La Cour suprême, alors obligée en quelque sorte de prendre parti sur la question ci-avant évoquée, aurait-elle donné prééminence au caractère indemnitaire de l’assurance ou aurait-elle estimé au contraire que l’indemnité d’assurance devant nécessairement être employée aux réparations nécessaires, n’aurait eu plus d’objet
Il serait hardi d’opter pour l’une ou l’autre de ces hypothèses, sauf que l’on peut observer que si elle avait voulu nier l’existence d’une obligation d’emploi, la Cour suprême aurait pu, tout en relevant le fait que le moyen manquait en fait, énoncer en tout état de cause que la loi n’avait énoncé aucune obligation d’emploi d’indemnité.
Il reste que dans ces circonstances, imposer une obligation d’emploi aboutirait selon nous à interdire ou à gêner la libre disposition par le propriétaire de son bien, notamment de vendre celui-ci avant toute réparation, ce qui ne saurait être accepté, sauf à stipuler expressément dans l’acte de vente que le prix tient compte de l’absence d’emploi de l’indemnité d’assurance, ou encore, ce qui est une autre façon d’exprimer la même idée, que le prix tient compte de l’état actuel du bien vendu.

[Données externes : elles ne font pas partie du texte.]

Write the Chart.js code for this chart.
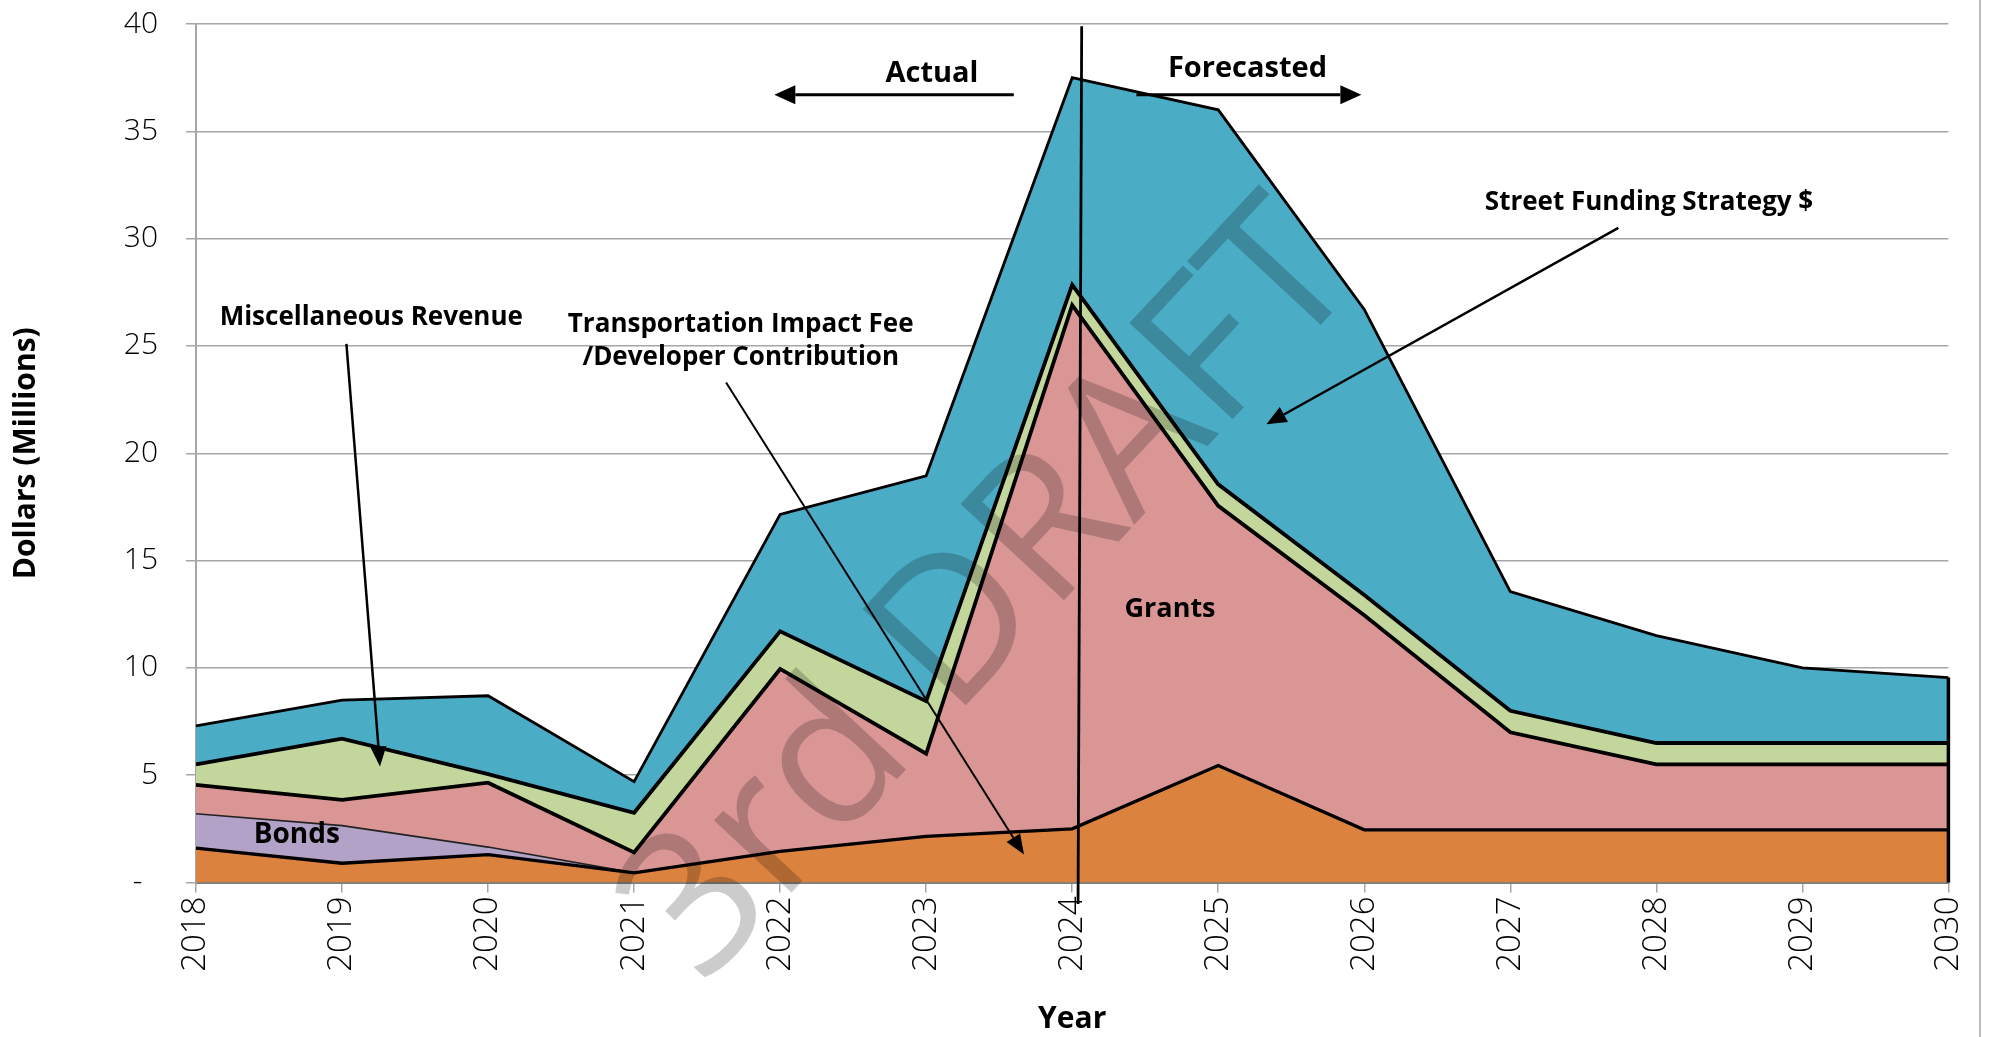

C’est en tout cas à juste titre que la Cour de Versailles, dans un arrêt remarqué du 31 mars 1995 (R.G.A.T. 1995. 388, note J. Bigot), a estimé qu’en cas de ventes successives, l’indemnité d’assurance revenait au propriétaire lors de la déclaration de sinistre puisqu’aussi bien le principe de créance du bénéficiaire de l’indemnité naît de celle-ci d’une part, tandis qu’aucune convention entre le propriétaire lors du sinistre à l’acquéreur n’avait transféré le bénéfice de l’indemnité d’assurance audit acquéreur ou encore à l’adjudicataire de l’immeuble, saisi par un créancier.
Cette solution implique nécessairement l’absence de toute obligation d’emploi de l’indemnité d’assurance, du moins en cas de vente de l’immeuble avant la perception de l’indemnité d’assurance ou la réparation dudit immeuble.